Aby Jezus w nas się narodził!

Nazwa „adwent” pochodzi od łacińskiego słowa „adventus” i oznacza przyjście, przybycie. Jest to czas radosnego oczekiwania na przyjście Zbawiciela. Adwent rozpoczyna nowy rok liturgiczny, w którym Kościół prowadzi chrześcijan poprzez kolejne fazy „misterium Chrystusa, począwszy od Wcielenia i Narodzenia aż do Wniebowstąpienia, do dnia Zesłania Ducha Świętego oraz oczekiwania błogosławionej nadziei i przyjścia Pańskiego” (Sacrosanctum Concilium, 102). Jest to czas przygotowania wiernych do Uroczystości Narodzenia Pańskiego, która jest pamiątką historycznego przyjścia Chrystusa na ziemię przed ponad dwoma tysiącami lat.

Adwent jako okres liturgiczny kształtował się przez wiele wieków.

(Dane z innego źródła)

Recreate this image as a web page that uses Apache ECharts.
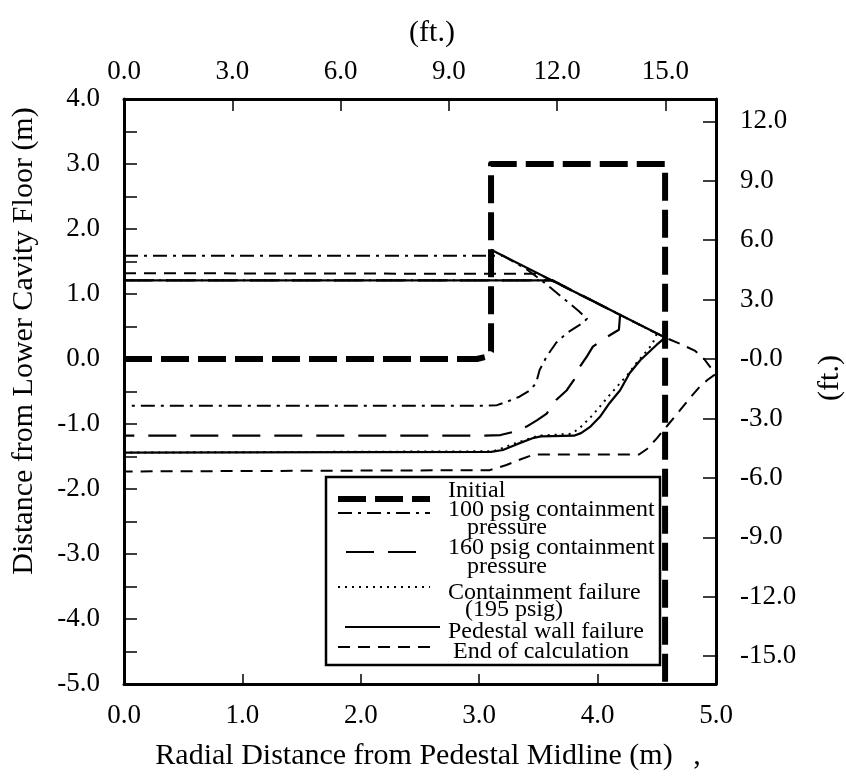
<!DOCTYPE html>
<html>
<head>
<meta charset="utf-8">
<title>Cavity erosion profiles</title>
<script src="https://cdn.jsdelivr.net/npm/echarts@6.0.0/dist/echarts.min.js"></script>
<style>
  html, body { margin: 0; padding: 0; background: #fff; }
  #chart { width: 846px; height: 778px; }
</style>
</head>
<body>
<div id="chart"></div>
<script>
// Unit conversion between the metre axes and the foot axes
const M_PER_FT = 0.3048;

// Tick labels on the foot axes (top and right)
const ftTicksTop = [0, 3, 6, 9, 12, 15];
const ftTicksRight = [-15, -12, -9, -6, -3, 0, 3, 6, 9, 12];

// Profiles: radial distance (m) and elevation above lower cavity floor (m)
const initialX = [0, 2.98, 3.07, 3.1, 3.1, 4.57, 4.57];
const initialY = [0, 0, 0.04, 0.12, 3.0, 3.0, -5.0];

const psig100X = [0, 3.2, 3.4, 3.54, 3.7, 3.84, 3.91, 3.88, 3.74, 3.65, 3.57, 3.51, 3.48, 3.43, 3.34, 3.23, 3.15, 3.0, 0];
const psig100Y = [1.59, 1.59, 1.38, 1.19, 0.95, 0.74, 0.62, 0.56, 0.40, 0.25, 0.04, -0.17, -0.37, -0.48, -0.58, -0.66, -0.71, -0.72, -0.72];

const psig160X = [0, 3.62, 4.19, 4.18, 4.08, 3.96, 3.91, 3.85, 3.80, 3.74, 3.65, 3.57, 3.49, 3.40, 3.29, 3.18, 3.0, 0];
const psig160Y = [1.21, 1.21, 0.68, 0.45, 0.34, 0.19, 0.04, -0.12, -0.32, -0.48, -0.63, -0.84, -0.94, -1.04, -1.12, -1.17, -1.18, -1.18];

const contFailX = [0, 3.62, 4.5, 4.46, 4.38, 4.32, 4.25, 4.19, 4.08, 3.96, 3.85, 3.78, 3.5, 3.3, 3.12, 0];
const contFailY = [1.21, 1.21, 0.39, 0.22, 0.05, -0.08, -0.25, -0.37, -0.6, -0.86, -1.06, -1.15, -1.18, -1.3, -1.42, -1.44];

const pedestalX = [0, 3.62, null, 3.1, 4.57, 4.5, 4.43, 4.36, 4.27, 4.19, 4.10, 4.02, 3.94, 3.86, 3.80, 3.52, 3.45, 3.32, 3.2, 3.1, 0];
const pedestalY = [1.21, 1.21, null, 1.68, 0.33, 0.22, 0.1, -0.02, -0.22, -0.48, -0.68, -0.89, -1.04, -1.14, -1.18, -1.19, -1.22, -1.31, -1.4, -1.43, -1.44];

const endCalcX = [0, 3.5, 4.57, 4.7, 4.82, 4.9, 4.95, 4.99, 4.93, 4.86, 4.78, 4.7, 4.6, 4.5, 4.42, 4.35, 3.46, 3.34, 3.23, 3.09, 0];
const endCalcY = [1.32, 1.31, 0.33, 0.23, 0.13, 0.0, -0.12, -0.24, -0.32, -0.43, -0.6, -0.78, -1.0, -1.22, -1.38, -1.47, -1.47, -1.55, -1.63, -1.71, -1.73];

// Line styles shared by the curves and the legend samples
const styles = {
  initial:  { width: 6,   dash: [28, 9] },
  psig100:  { width: 2,   dash: [14, 6, 3, 6] },
  psig160:  { width: 2.2, dash: [28, 14] },
  contFail: { width: 2,   dash: [2, 5] },
  pedestal: { width: 2.2, dash: null },
  endCalc:  { width: 2,   dash: [12, 8] }
};

const FONT = '"Liberation Serif", "Times New Roman", serif';

function pairs(xs, ys) {
  return xs.map((x, i) => (x === null ? ['-', '-'] : [x, ys[i]]));
}

function lineSeries(name, xs, ys, st) {
  return {
    name: name,
    type: 'line',
    xAxisIndex: 0,
    yAxisIndex: 0,
    data: pairs(xs, ys),
    symbol: 'none',
    connectNulls: false,
    silent: true,
    lineStyle: {
      color: '#000',
      width: st.width,
      type: st.dash ? st.dash : 'solid',
      cap: 'butt',
      join: 'round'
    }
  };
}

const fmt1 = v => v.toFixed(1);
const axisLineStyle = { show: true, onZero: false, lineStyle: { color: '#000', width: 3 } };
const labelStyle = { color: '#000', fontFamily: FONT, fontSize: 27 };

// Legend drawn as a boxed key with sample strokes
const legendRows = [
  { st: styles.initial,  x1: 338, x2: 430, y: 499, lines: [{ t: 'Initial', x: 448, y: 491 }] },
  { st: styles.psig100,  x1: 338, x2: 430, y: 513, lines: [{ t: '100 psig containment', x: 448, y: 510 }, { t: 'pressure', x: 467, y: 528 }] },
  { st: styles.psig160,  x1: 346, x2: 430, y: 552, lines: [{ t: '160 psig containment', x: 448, y: 548 }, { t: 'pressure', x: 467, y: 567 }] },
  { st: styles.contFail, x1: 338, x2: 430, y: 587, lines: [{ t: 'Containment failure', x: 448, y: 593 }, { t: '(195 psig)', x: 465, y: 610 }] },
  { st: styles.pedestal, x1: 345, x2: 440, y: 627, lines: [{ t: 'Pedestal wall failure', x: 448, y: 632 }] },
  { st: styles.endCalc,  x1: 338, x2: 430, y: 647, lines: [{ t: 'End of calculation', x: 453, y: 652 }] }
];

const legendGraphics = [{
  type: 'rect', z: 100,
  shape: { x: 326, y: 477, width: 334, height: 188 },
  style: { fill: '#fff', stroke: '#000', lineWidth: 2.5 }
}];
legendRows.forEach(r => {
  legendGraphics.push({
    type: 'line', z: 101,
    shape: { x1: r.x1, y1: r.y, x2: r.x2, y2: r.y },
    style: { stroke: '#000', lineWidth: r.st.width, lineDash: r.st.dash || null }
  });
  r.lines.forEach(l => {
    legendGraphics.push({
      type: 'text', z: 101, x: l.x, y: l.y,
      style: { text: l.t, fill: '#000', font: '24px ' + FONT, textAlign: 'left', textVerticalAlign: 'middle' }
    });
  });
});

const titleGraphics = [
  { type: 'text', x: 24, y: 341, rotation: Math.PI / 2,
    style: { text: 'Distance from Lower Cavity Floor (m)', fill: '#000', font: '30px ' + FONT, textAlign: 'center', textVerticalAlign: 'middle' } },
  { type: 'text', x: 414, y: 756,
    style: { text: 'Radial Distance from Pedestal Midline (m)', fill: '#000', font: '30px ' + FONT, textAlign: 'center', textVerticalAlign: 'middle' } },
  { type: 'text', x: 697, y: 756,
    style: { text: ',', fill: '#000', font: '30px ' + FONT, textAlign: 'center', textVerticalAlign: 'middle' } },
  { type: 'text', x: 432, y: 33,
    style: { text: '(ft.)', fill: '#000', font: '30px ' + FONT, textAlign: 'center', textVerticalAlign: 'middle' } },
  { type: 'text', x: 830, y: 378, rotation: Math.PI / 2,
    style: { text: '(ft.)', fill: '#000', font: '30px ' + FONT, textAlign: 'center', textVerticalAlign: 'middle' } }
];

const chart = echarts.init(document.getElementById('chart'), null, { renderer: 'canvas' });
chart.setOption({
  animation: false,
  backgroundColor: '#fff',
  grid: { left: 124, right: 130, top: 99, bottom: 94, containLabel: false },
  xAxis: [
    {
      type: 'value', position: 'bottom', min: 0, max: 5, interval: 1,
      axisLine: axisLineStyle,
      axisTick: { show: true, inside: true, length: 10, lineStyle: { color: '#000', width: 1.5 } },
      axisLabel: Object.assign({ margin: 18, formatter: fmt1, showMinLabel: true, showMaxLabel: true }, labelStyle),
      splitLine: { show: false }
    },
    {
      type: 'value', position: 'top', min: 0, max: 5 / M_PER_FT,
      axisLine: axisLineStyle,
      axisTick: { show: true, inside: true, length: 12, customValues: ftTicksTop, lineStyle: { color: '#000', width: 1.5 } },
      axisLabel: Object.assign({ margin: 14, formatter: fmt1, customValues: ftTicksTop }, labelStyle),
      splitLine: { show: false }
    }
  ],
  yAxis: [
    {
      type: 'value', position: 'left', min: -5, max: 4, interval: 1,
      axisLine: axisLineStyle,
      axisTick: { show: true, inside: true, length: 13, lineStyle: { color: '#000', width: 1.5 } },
      minorTick: { show: true, splitNumber: 2, length: 13, lineStyle: { color: '#000', width: 1.5 } },
      axisLabel: Object.assign({ margin: 24, formatter: fmt1, showMinLabel: true, showMaxLabel: true }, labelStyle),
      splitLine: { show: false },
      minorSplitLine: { show: false }
    },
    {
      type: 'value', position: 'right', min: -5 / M_PER_FT, max: 4 / M_PER_FT,
      axisLine: axisLineStyle,
      axisTick: { show: true, inside: true, length: 13, customValues: ftTicksRight, lineStyle: { color: '#000', width: 1.5 } },
      axisLabel: Object.assign({ margin: 24, customValues: ftTicksRight, formatter: v => (v === 0 ? '-0.0' : v.toFixed(1)) }, labelStyle),
      splitLine: { show: false }
    }
  ],
  series: [
    lineSeries('End of calculation', endCalcX, endCalcY, styles.endCalc),
    lineSeries('Containment failure (195 psig)', contFailX, contFailY, styles.contFail),
    lineSeries('160 psig containment pressure', psig160X, psig160Y, styles.psig160),
    lineSeries('100 psig containment pressure', psig100X, psig100Y, styles.psig100),
    lineSeries('Pedestal wall failure', pedestalX, pedestalY, styles.pedestal),
    lineSeries('Initial', initialX, initialY, styles.initial)
  ],
  graphic: titleGraphics.concat(legendGraphics)
});
</script>
</body>
</html>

Najstarsze ślady istnienia Adwentu spotykamy już w IV w. (teren Hiszpanii i Galii). Miał on charakter przygotowania wiernych do Uroczystości Objawienia Pańskiego. Od wieku V Adwent stanowił przygotowanie do Świąt Bożego Narodzenia i ukształtowany był na wzór Wielkiego Postu. Miał on charakter pokutny. Biskup Tours św. Perpetuus około 480 r. nakazał swoim wiernym post trzy razy w tygodniu (poniedziałki, środy i piątki) od dnia św. Marcina do Bożego Narodzenia. Post ten przetrwał do naszych czasów i jest praktykowany w klasztorach klauzurowych sióstr karmelitanek bosych. Od czasów papieża św. Grzegorza Wielkiego (590-640) Adwent przyjmuje charakter liturgicznego przygotowania do Świąt Bożego Narodzenia i obejmuje cztery niedziele. W XIII wieku w całym Kościele utrwalił się charakter pokutny Adwentu. Wprowadzono fioletowy kolor szat liturgicznych, nie ozdabia się ołtarza kwiatami, zakazano urządzania przez wiernych „zabaw i wesel hucznych”.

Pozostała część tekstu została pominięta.